Your objective:
Your task is to retype, word for word, the lines from the start of the data through the line holding "const xLabelsA = [2005, 2007, 2009, 2011, 2013];". Do not include the pictures.
———
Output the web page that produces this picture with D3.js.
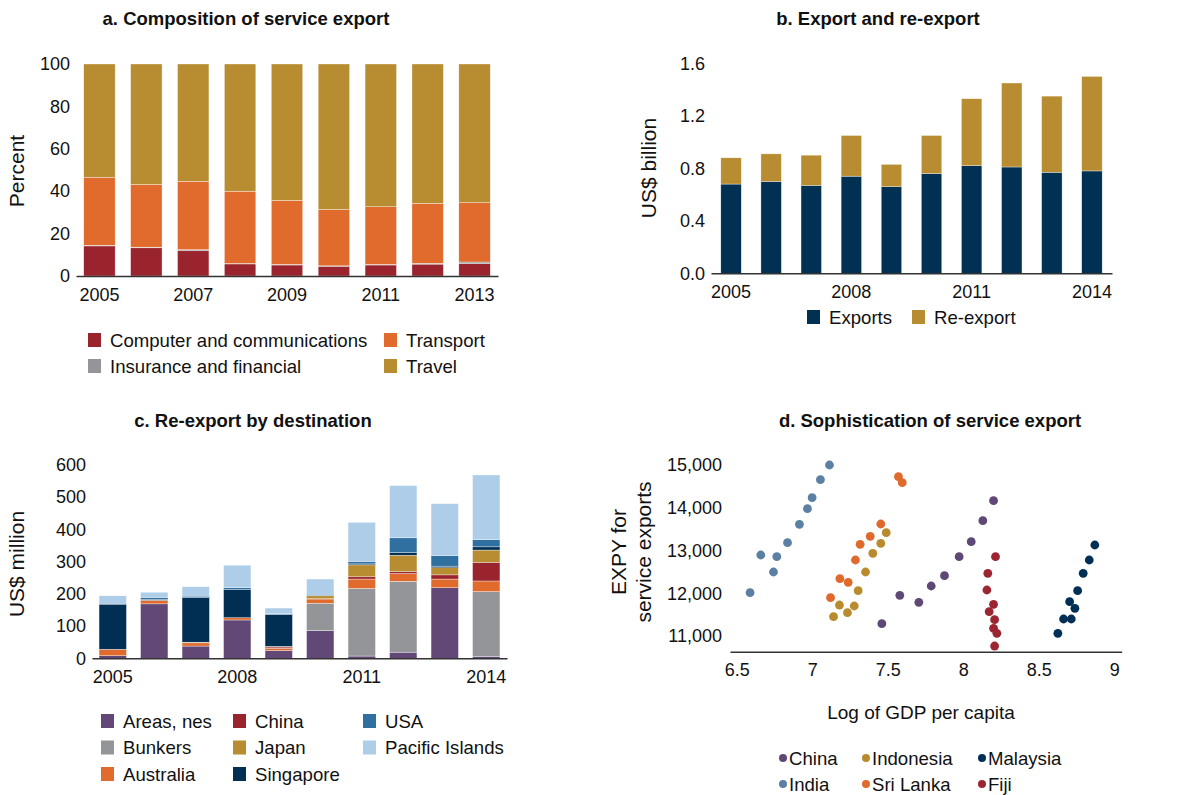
<!DOCTYPE html>
<html>
<head>
<meta charset="utf-8">
<script src="https://cdn.jsdelivr.net/npm/d3@7/dist/d3.min.js"></script>
<style>
  html, body { margin: 0; padding: 0; background: #fff; }
  svg { display: block; font-family: "Liberation Sans", Arial, Helvetica, sans-serif; }
  .axis text { font-size: 18px; fill: #111; }
</style>
</head>
<body>
<svg id="chart" width="1198" height="795"></svg>
<script>
// ---------- Panel a: Composition of service export (percent) ----------
const yearsA = [2005, 2006, 2007, 2008, 2009, 2010, 2011, 2012, 2013];
const compComm = [14.2, 13.3, 11.9, 5.7, 5.2, 4.6, 5.2, 5.6, 5.8];
const insFin   = [0.3, 0.3, 0.5, 0.2, 0.3, 0.2, 0.3, 0.4, 0.8];
const transport = [32.1, 29.6, 32.3, 34.1, 30.2, 26.6, 27.2, 28.3, 28.0];
const travel   = [53.4, 56.8, 55.3, 60.0, 64.3, 68.6, 67.3, 65.7, 65.4];
const seriesA = ["Computer and communications", "Insurance and financial", "Transport", "Travel"];
const ticksA = [0, 20, 40, 60, 80, 100];
const xLabelsA = [2005, 2007, 2009, 2011, 2013];

// ---------- Panel b: Export and re-export (US$ billion) ----------
const yearsB = [2005, 2006, 2007, 2008, 2009, 2010, 2011, 2012, 2013, 2014];
const exportsB  = [0.68, 0.70, 0.67, 0.74, 0.66, 0.76, 0.82, 0.81, 0.77, 0.78];
const reexportB = [0.20, 0.21, 0.23, 0.31, 0.17, 0.29, 0.51, 0.64, 0.58, 0.72];
const seriesB = ["Exports", "Re-export"];
const ticksB = [0, 0.4, 0.8, 1.2, 1.6];
const xLabelsB = [2005, 2008, 2011, 2014];

// ---------- Panel c: Re-export by destination (US$ million) ----------
const yearsC = [2005, 2006, 2007, 2008, 2009, 2010, 2011, 2012, 2013, 2014];
const areasNes  = [8, 169, 38, 119, 24, 86, 7, 19, 219, 6];
const bunkers   = [0, 0, 0, 0, 0, 85, 210, 220, 0, 201];
const australia = [20, 11, 10, 7, 7, 13, 29, 24, 27, 33];
const chinaC    = [0, 0, 0, 0, 4, 1, 7, 6, 13, 58];
const japan     = [0, 0, 2, 0, 2, 9, 37, 51, 22, 38];
const singapore = [140, 3, 138, 87, 99, 1, 3, 8, 5, 10];
const usa       = [3, 6, 5, 6, 3, 4, 8, 46, 33, 22];
const pacific   = [23, 16, 29, 70, 17, 47, 121, 162, 161, 201];
const seriesC = ["Areas, nes", "Bunkers", "Australia", "China", "Japan", "Singapore", "USA", "Pacific Islands"];
const ticksC = [0, 100, 200, 300, 400, 500, 600];
const xLabelsC = [2005, 2008, 2011, 2014];

// ---------- Panel d: Sophistication of service export ----------
const countriesD = ["China", "Indonesia", "Malaysia", "India", "Sri Lanka", "Fiji"];
const chinaGdp = [8.201, 8.130, 8.053, 7.973, 7.876, 7.788, 7.706, 7.580, 7.461];
const chinaExpy = [14166, 13698, 13207, 12856, 12411, 12170, 11788, 11951, 11289];
const indonesiaGdp = [7.490, 7.454, 7.401, 7.353, 7.304, 7.180, 7.278, 7.233, 7.141];
const indonesiaExpy = [13417, 13168, 12934, 12497, 12060, 11725, 11702, 11546, 11452];
const malaysiaGdp = [8.872, 8.835, 8.795, 8.758, 8.705, 8.740, 8.665, 8.716, 8.627];
const malaysiaExpy = [13129, 12778, 12466, 12060, 11803, 11647, 11398, 11398, 11062];
const indiaGdp = [6.588, 6.659, 6.765, 6.743, 6.836, 6.915, 6.968, 6.999, 7.054, 7.114];
const indiaExpy = [12014, 12895, 12856, 12497, 13183, 13612, 13979, 14236, 14657, 15000];
const sriLankaGdp = [7.571, 7.596, 7.454, 7.384, 7.317, 7.286, 7.183, 7.238, 7.121];
const sriLankaExpy = [14727, 14587, 13620, 13331, 13144, 12778, 12341, 12255, 11897];
const fijiGdp = [8.214, 8.163, 8.157, 8.201, 8.172, 8.208, 8.201, 8.223, 8.208];
const fijiExpy = [12856, 12466, 12076, 11741, 11569, 11382, 11179, 11062, 10766];
const ticksDx = [6.5, 7, 7.5, 8, 8.5, 9];
const ticksDy = [11000, 12000, 13000, 14000, 15000];

// ---------- Colours ----------
const colA = { "Computer and communications": "#9a242e", "Insurance and financial": "#939598", "Transport": "#e06b2c", "Travel": "#b88c30" };
const colB = { "Exports": "#003153", "Re-export": "#b88c30" };
const colC = { "Areas, nes": "#624876", "Bunkers": "#939598", "Australia": "#e06b2c", "China": "#9a242e",
               "Japan": "#b88c30", "Singapore": "#002f53", "USA": "#2f70a1", "Pacific Islands": "#aecde9" };
const colD = { "China": "#5f4876", "Indonesia": "#b88c2e", "Malaysia": "#002f56", "India": "#5b80a3", "Sri Lanka": "#e06a2c", "Fiji": "#9b2530" };

const svg = d3.select("#chart");
const AXIS_COLOR = "#333";

function title(x, y, txt) {
  svg.append("text").attr("x", x).attr("y", y).attr("text-anchor", "middle")
    .attr("font-size", 18.5).attr("font-weight", "bold").attr("fill", "#111").text(txt);
}
function yLabel(x, y, lines) {
  const t = svg.append("text").attr("transform", `translate(${x},${y}) rotate(-90)`)
    .attr("text-anchor", "middle").attr("font-size", 21).attr("fill", "#111");
  lines.forEach((l, i) => t.append("tspan").attr("x", 0).attr("dy", i === 0 ? 0 : 25).text(l));
}
function bottomAxis(x, yPos, tickVals, fmt) {
  const g = svg.append("g").attr("class", "axis").attr("transform", `translate(0,${yPos})`)
    .call(d3.axisBottom(x).tickValues(tickVals).tickSize(0).tickSizeOuter(0).tickPadding(12).tickFormat(fmt || (d => d)));
  g.select(".domain").attr("stroke", AXIS_COLOR).attr("stroke-width", 1.4);
  g.selectAll("text").attr("font-size", 18).attr("fill", "#111").attr("font-family", null);
  return g;
}
function leftAxis(y, xPos, tickVals, fmt) {
  const g = svg.append("g").attr("class", "axis").attr("transform", `translate(${xPos},0)`)
    .call(d3.axisLeft(y).tickValues(tickVals).tickSize(0).tickPadding(6).tickFormat(fmt || (d => d)));
  g.select(".domain").remove();
  g.selectAll("text").attr("font-size", 18).attr("fill", "#111").attr("font-family", null);
  return g;
}
function stackedBars(years, keys, table, x, y, colors) {
  const stack = d3.stack().keys(keys)(table);
  svg.append("g").selectAll("g").data(stack).join("g")
    .attr("fill", d => colors[d.key])
    .selectAll("rect").data(d => d).join("rect")
    .attr("x", d => x(d.data.year))
    .attr("width", x.bandwidth())
    .attr("y", d => y(d[1]))
    .attr("height", d => Math.max(0, y(d[0]) - y(d[1])))
    .attr("stroke", "#fff").attr("stroke-width", 0.5).attr("stroke-opacity", 0.7);
}
function squareLegend(items, colors, positions) {
  items.forEach((k, i) => {
    const p = positions[i];
    svg.append("rect").attr("x", p[0]).attr("y", p[1] - 7).attr("width", 13).attr("height", 14).attr("fill", colors[k]);
    svg.append("text").attr("x", p[0] + 22).attr("y", p[1]).attr("dy", "0.35em")
      .attr("font-size", 18.6).attr("fill", "#111").text(k);
  });
}

// ===== Panel a =====
{
  const table = yearsA.map((yr, i) => ({ year: yr, "Computer and communications": compComm[i],
    "Insurance and financial": insFin[i], "Transport": transport[i], "Travel": travel[i] }));
  const x = d3.scaleBand().domain(yearsA).range([76, 498]).paddingInner(0.33).paddingOuter(0.165);
  const y = d3.scaleLinear().domain([0, 100]).range([276, 64]);
  stackedBars(yearsA, seriesA, table, x, y, colA);
  bottomAxis(x, 276, xLabelsA);
  leftAxis(y, 76, ticksA);
  title(246, 25, "a. Composition of service export");
  yLabel(24, 171, ["Percent"]);
  squareLegend(seriesA, colA, [[88, 340], [88, 366], [384, 340], [384, 366]]);
}

// ===== Panel b =====
{
  const table = yearsB.map((yr, i) => ({ year: yr, "Exports": exportsB[i], "Re-export": reexportB[i] }));
  const x = d3.scaleBand().domain(yearsB).range([711, 1112]).paddingInner(0.49).paddingOuter(0.245);
  const y = d3.scaleLinear().domain([0, 1.6]).range([273.3, 63.3]);
  stackedBars(yearsB, seriesB, table, x, y, colB);
  bottomAxis(x, 273.3, xLabelsB);
  leftAxis(y, 711, ticksB, d3.format(".1f"));
  title(878, 25, "b. Export and re-export");
  yLabel(656, 168, ["US$ billion"]);
  squareLegend(seriesB, colB, [[807, 317], [912, 317]]);
}

// ===== Panel c =====
{
  const cols = [areasNes, bunkers, australia, chinaC, japan, singapore, usa, pacific];
  const table = yearsC.map((yr, i) => {
    const o = { year: yr };
    seriesC.forEach((k, j) => { o[k] = cols[j][i]; });
    return o;
  });
  const x = d3.scaleBand().domain(yearsC).range([92, 507]).paddingInner(0.34).paddingOuter(0.17);
  const y = d3.scaleLinear().domain([0, 600]).range([658.3, 465]);
  stackedBars(yearsC, seriesC, table, x, y, colC);
  bottomAxis(x, 658.3, xLabelsC);
  leftAxis(y, 92, ticksC);
  title(253, 427, "c. Re-export by destination");
  yLabel(24, 564, ["US$ million"]);
  const rows = [721, 747.5, 774];
  squareLegend(seriesC, colC, [[101, rows[0]], [101, rows[1]], [101, rows[2]],
    [233, rows[0]], [233, rows[1]], [233, rows[2]], [363, rows[0]], [363, rows[1]]]);
}

// ===== Panel d =====
{
  const x = d3.scaleLinear().domain([6.455, 9.05]).range([730, 1121.7]);
  const y = d3.scaleLinear().domain([10633, 15000]).range([651.7, 465]);
  const gdps = { "China": chinaGdp, "Indonesia": indonesiaGdp, "Malaysia": malaysiaGdp, "India": indiaGdp, "Sri Lanka": sriLankaGdp, "Fiji": fijiGdp };
  const expys = { "China": chinaExpy, "Indonesia": indonesiaExpy, "Malaysia": malaysiaExpy, "India": indiaExpy, "Sri Lanka": sriLankaExpy, "Fiji": fijiExpy };
  const pts = [];
  ["India", "Indonesia", "Sri Lanka", "China", "Fiji", "Malaysia"].forEach(c => {
    gdps[c].forEach((g, i) => pts.push({ c, g, e: expys[c][i] }));
  });
  bottomAxis(x, 651.7, ticksDx, d => d);
  leftAxis(y, 728, ticksDy, d3.format(","));
  svg.append("g").selectAll("circle").data(pts).join("circle")
    .attr("cx", d => x(d.g)).attr("cy", d => y(d.e)).attr("r", 4.4)
    .attr("fill", d => colD[d.c]);
  title(930, 427, "d. Sophistication of service export");
  yLabel(625.5, 552, ["EXPY for", "service exports"]);
  svg.append("text").attr("x", 921).attr("y", 719).attr("text-anchor", "middle")
    .attr("font-size", 19).attr("fill", "#111").text("Log of GDP per capita");
  const legPos = { "China": [783, 758], "Indonesia": [866, 758], "Malaysia": [982, 758],
                   "India": [783, 784], "Sri Lanka": [866, 784], "Fiji": [982, 784] };
  ["China", "Indonesia", "Malaysia", "India", "Sri Lanka", "Fiji"].forEach(k => {
    const p = legPos[k];
    svg.append("circle").attr("cx", p[0]).attr("cy", p[1]).attr("r", 4).attr("fill", colD[k]);
    svg.append("text").attr("x", p[0] + 6).attr("y", p[1]).attr("dy", "0.35em")
      .attr("font-size", 18.6).attr("fill", "#111").text(k);
  });
}
</script>
</body>
</html>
———
Complete output:
Output the web page that produces this picture with D3.js.
<!DOCTYPE html>
<html>
<head>
<meta charset="utf-8">
<script src="https://cdn.jsdelivr.net/npm/d3@7/dist/d3.min.js"></script>
<style>
  html, body { margin: 0; padding: 0; background: #fff; }
  svg { display: block; font-family: "Liberation Sans", Arial, Helvetica, sans-serif; }
  .axis text { font-size: 18px; fill: #111; }
</style>
</head>
<body>
<svg id="chart" width="1198" height="795"></svg>
<script>
// ---------- Panel a: Composition of service export (percent) ----------
const yearsA = [2005, 2006, 2007, 2008, 2009, 2010, 2011, 2012, 2013];
const compComm = [14.2, 13.3, 11.9, 5.7, 5.2, 4.6, 5.2, 5.6, 5.8];
const insFin   = [0.3, 0.3, 0.5, 0.2, 0.3, 0.2, 0.3, 0.4, 0.8];
const transport = [32.1, 29.6, 32.3, 34.1, 30.2, 26.6, 27.2, 28.3, 28.0];
const travel   = [53.4, 56.8, 55.3, 60.0, 64.3, 68.6, 67.3, 65.7, 65.4];
const seriesA = ["Computer and communications", "Insurance and financial", "Transport", "Travel"];
const ticksA = [0, 20, 40, 60, 80, 100];
const xLabelsA = [2005, 2007, 2009, 2011, 2013];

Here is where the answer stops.